The London Stock Exchange announced hundreds of job cuts on Friday as the operator gears up for Brexit after recording a strong set of full-year results that met market expectations.

London Stock Exchange (LSE) announced that it will cut around 250 jobs on Friday as part of its preparations for Brexit, after the exchange operator delivered a good set of full-year results that saw its share price rise more than 6% on Friday morning.

The decision to cut jobs at the exchange operator was made by ex-Goldman Sachs veteran David Schwimmer, who took the helm at LSE back in August last year. The job cuts will help the LSE generate around £30 million in cost savings.

The new CEO has taken steps to ensure that the bourse has limited exposure to Brexit, with concerns over how Britain’s departure from the EU will impact clearing and trade volumes at the LSE.

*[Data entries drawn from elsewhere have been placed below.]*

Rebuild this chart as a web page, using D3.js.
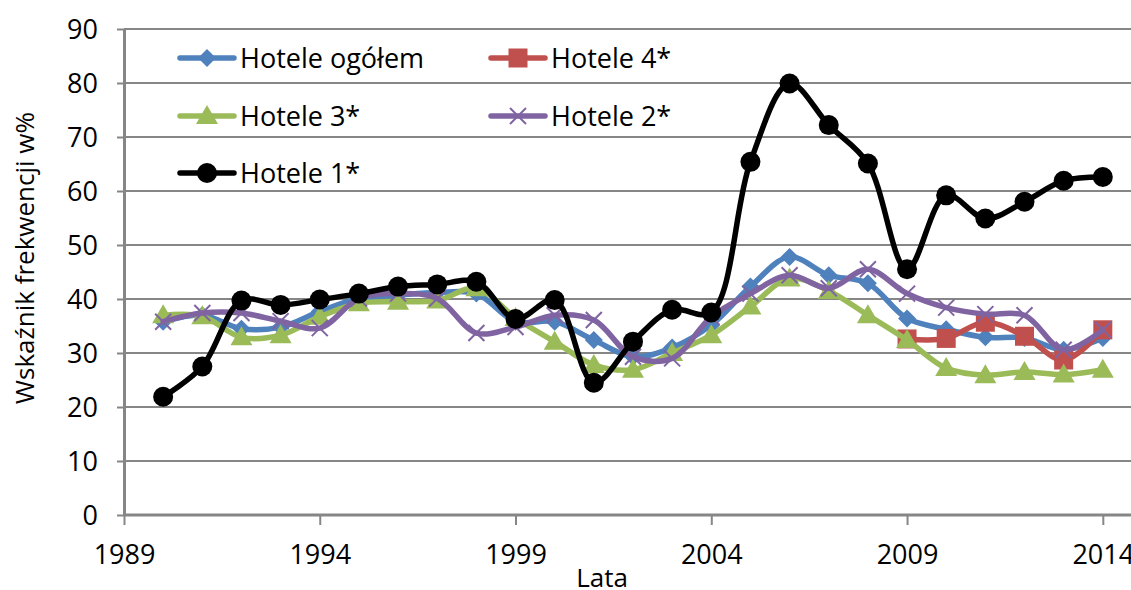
<!DOCTYPE html>
<html><head><meta charset="utf-8">
<script src="https://cdn.jsdelivr.net/npm/d3@7"></script>
<style>
html,body{margin:0;padding:0;background:#fff;overflow:hidden}
svg{display:block;font-family:"Open Sans",sans-serif}
</style></head>
<body><svg id="c" width="1131" height="590"></svg>
<script>
const years = [1990,1991,1992,1993,1994,1995,1996,1997,1998,1999,2000,2001,2002,2003,2004,2005,2006,2007,2008,2009,2010,2011,2012,2013,2014];
const hoteleOgolem = [35.8,37.0,34.5,34.8,37.7,40.1,40.7,41.2,41.0,35.8,35.8,32.4,29.3,31.0,35.2,42.3,47.8,44.4,42.9,36.4,34.4,32.9,32.8,30.6,32.8];
const hotele4 = [null,null,null,null,null,null,null,null,null,null,null,null,null,null,null,null,null,null,null,32.6,32.7,35.7,33.1,28.7,34.3];
const hotele3 = [37.0,36.8,32.9,33.3,36.7,39.2,39.5,39.7,42.0,36.5,32.1,27.8,26.9,30.0,33.3,38.6,43.8,41.5,37.0,32.4,27.2,25.9,26.5,26.0,26.9];
const hotele2 = [35.8,37.4,37.4,35.9,34.6,40.1,41.0,40.1,33.7,34.8,37.0,36.1,29.3,29.0,36.7,41.0,44.4,42.0,45.5,41.0,38.4,37.2,37.0,30.6,34.3];
const hotele1 = [21.9,27.5,39.7,38.9,39.9,41.0,42.3,42.7,43.2,36.3,39.8,24.5,32.1,38.0,37.5,65.4,79.9,72.2,65.1,45.5,59.2,54.9,58.0,61.9,62.6];
const seriesNames = ["Hotele ogółem","Hotele 4*","Hotele 3*","Hotele 2*","Hotele 1*"];
const seriesColors = ["#4F81BD","#C0504D","#9BBB59","#8064A2","#000000"];
const seriesMarkers = ["diamond","square","triangle","cross","circle"];
const xTicks = [1989,1994,1999,2004,2009,2014];
const yTicks = [0,10,20,30,40,50,60,70,80,90];
const xTitle = "Lata";
const yTitle = "Wskaźnik frekwencji w%";

const seriesValues = [hoteleOgolem, hotele4, hotele3, hotele2, hotele1];
const svg = d3.select("#c");
const W = 1131;
const x = d3.scaleLinear().domain([1989, 2014.72]).range([124, 1131]);
const y = d3.scaleLinear().domain([0, 90]).range([515, 29]);
const grid = "#868686";

// gridlines
svg.append("g").selectAll("line").data(yTicks.filter(d=>d>0)).join("line")
  .attr("x1", x(1989)).attr("x2", W).attr("y1", d=>y(d)).attr("y2", d=>y(d))
  .attr("stroke", grid).attr("stroke-width", 2);

// y axis
const yAxis = svg.append("g").attr("transform", `translate(${x(1989)},0)`)
  .call(d3.axisLeft(y).tickValues(yTicks).tickSize(7).tickPadding(19).tickSizeOuter(0));
// x axis
const xAxis = svg.append("g").attr("transform", `translate(0,${y(0)})`)
  .call(d3.axisBottom(x).tickValues(xTicks).tickFormat(d3.format("d")).tickSize(10).tickPadding(20).tickSizeOuter(0));
[yAxis, xAxis].forEach(g => {
  g.select(".domain").attr("stroke", grid).attr("stroke-width", 3);
  g.selectAll(".tick line").attr("stroke", grid).attr("stroke-width", 2);
  g.selectAll(".tick text").attr("fill", "#000").style("font-size", "27px").style("font-family", '"Open Sans",sans-serif');
});
xAxis.select(".domain").attr("d", `M${x(1989)},0H${W}`);
yAxis.selectAll(".tick text").attr("dy", "0.36em");

// axis titles
svg.append("text").attr("x", 602).attr("y", 587).attr("text-anchor", "middle")
  .style("font-size", "26px").text(xTitle);
svg.append("text").attr("transform", "translate(34,258) rotate(-90)").attr("text-anchor", "middle")
  .style("font-size", "26px").text(yTitle);

function marker(g, type, color, cx, cy) {
  if (type === "diamond") {
    g.append("path").attr("d", `M${cx},${cy-9}L${cx+9},${cy}L${cx},${cy+9}L${cx-9},${cy}Z`).attr("fill", color);
  } else if (type === "square") {
    g.append("rect").attr("x", cx-9.5).attr("y", cy-9.5).attr("width", 19).attr("height", 19).attr("fill", color);
  } else if (type === "triangle") {
    g.append("path").attr("d", `M${cx},${cy-11}L${cx+11},${cy+8}L${cx-11},${cy+8}Z`).attr("fill", color);
  } else if (type === "cross") {
    g.append("path").attr("d", `M${cx-8},${cy-8}L${cx+8},${cy+8}M${cx-8},${cy+8}L${cx+8},${cy-8}`)
      .attr("stroke", color).attr("stroke-width", 2).attr("fill", "none");
  } else if (type === "circle") {
    g.append("circle").attr("cx", cx).attr("cy", cy).attr("r", 10).attr("fill", color);
  }
}

const line = d3.line().defined(d => d[1] != null)
  .x(d => x(d[0])).y(d => y(d[1])).curve(d3.curveCatmullRom.alpha(0.5));

seriesValues.forEach((vals, i) => {
  const g = svg.append("g");
  const pts = years.map((yr, j) => [yr, vals[j]]);
  g.append("path").datum(pts).attr("d", line).attr("fill", "none")
    .attr("stroke", seriesColors[i]).attr("stroke-width", 5.5).attr("stroke-linejoin", "round").attr("stroke-linecap", "round");
  pts.filter(p => p[1] != null).forEach(p => marker(g, seriesMarkers[i], seriesColors[i], x(p[0]), y(p[1])));
});

// legend
const legPos = [[180,58],[491,58],[180,116],[491,116],[180,173]];
seriesNames.forEach((name, i) => {
  const [lx, ly] = legPos[i];
  const g = svg.append("g");
  g.append("line").attr("x1", lx).attr("x2", lx+54).attr("y1", ly).attr("y2", ly)
    .attr("stroke", seriesColors[i]).attr("stroke-width", 5.5).attr("stroke-linecap", "round");
  marker(g, seriesMarkers[i], seriesColors[i], lx+27, ly);
  g.append("text").attr("x", lx+60).attr("y", ly).attr("dy", "0.36em")
    .style("font-size", "27px").text(name);
});
</script></body></html>
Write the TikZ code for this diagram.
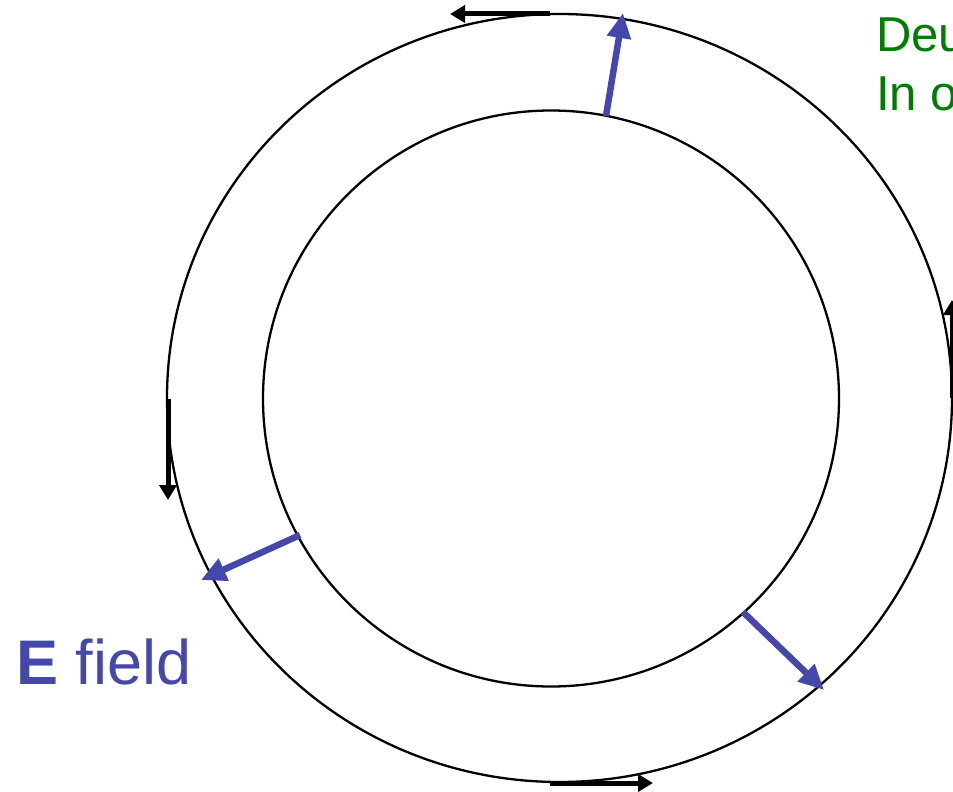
\documentclass[tikz,border=0pt]{standalone}
\usepackage{fontspec}
\setmainfont{Liberation Sans}
\usetikzlibrary{arrows.meta}
\definecolor{efield}{RGB}{68,72,170}
\definecolor{deugreen}{RGB}{0,125,0}

\begin{document}
\begin{tikzpicture}[
  x=1pt, y=-1pt, every node/.style={inner sep=0pt},
  ring/.style={draw, line width=2.3pt},
  tangent/.style={line width=5pt, -{Triangle[length=15pt,width=17pt]}},
  radial/.style={line width=6.5pt, draw=efield, -{Triangle[length=25pt,width=23pt]}}]
\useasboundingbox (0,0) rectangle (953,792);
\clip (0,0) rectangle (953,792);
% the two rings
\draw[ring] (559.5,398) ellipse [x radius=392.5, y radius=384];
\draw[ring] (551,398.5) circle [radius=288];
% ends of the tangential arrows on the outer ring
\coordinate (topS) at (550,14);   \coordinate (topT) at (450,14);
\coordinate (rgtS) at (952,398);  \coordinate (rgtT) at (952,300);
\coordinate (lftS) at (168,399);  \coordinate (lftT) at (168,500);
\coordinate (botS) at (550,783);  \coordinate (botT) at (653,783);
\draw[tangent] (topS) -- (topT);
\draw[tangent] (rgtS) -- (rgtT);
\draw[tangent] (lftS) -- (lftT);
\draw[tangent] (botS) -- (botT);
% E field, inner ring to outer ring
\coordinate (e1S) at (606,116);  \coordinate (e1T) at (623,13);
\coordinate (e2S) at (300,535);  \coordinate (e2T) at (201,580);
\coordinate (e3S) at (743,612);  \coordinate (e3T) at (824,690);
\draw[radial] (e1S) -- (e1T);
\draw[radial] (e2S) -- (e2T);
\draw[radial] (e3S) -- (e3T);
% labels
\node[anchor=base west, text=efield, font=\fontsize{63}{75}\selectfont] (elabel) at (16,684) {\textbf{E} field};
\node[anchor=north west, align=left, text=deugreen, font=\fontsize{49}{59}\selectfont] (dlabel) at (876,18) {Deu\\In o};
\end{tikzpicture}
\end{document}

‘We are very well prepared for whatever comes from a Brexit situation,’ Schwimmer told reporters. ‘We expect international growth opportunities to offset any market headwinds in 2019,’

London Stock Exchange results: key figures

Total revenue increased by 8% to £1.91 billion in 2018, with total income at the bourse climbing 9% to £2.13 billion compared to the previous year.

LSE also saw its adjusted operating profit increase by 15% to £931 million and its earnings per share rise 17% to 173.8p a share, prompting the exchange operator to increase its final dividend to 43.2p a share, reflecting the company’s confident outlook.

London Stock Exchange post-Brexit preparations

The exchange operator’s pan-European share trading platform Turquoise recently applied for a license to open a hub in Amsterdam so that the company can continue to service EU customer post-Brexit, with Dutch regulators backing move.

Earlier this week, Theresa May was urged by MPs in parliament to take a no-deal Brexit off the table. The news will likely be welcomed by Schwimmer who told reporters that if Britain can secure a transition deal with the EU, share trading of euro-denominated stocks will remain firmly in London.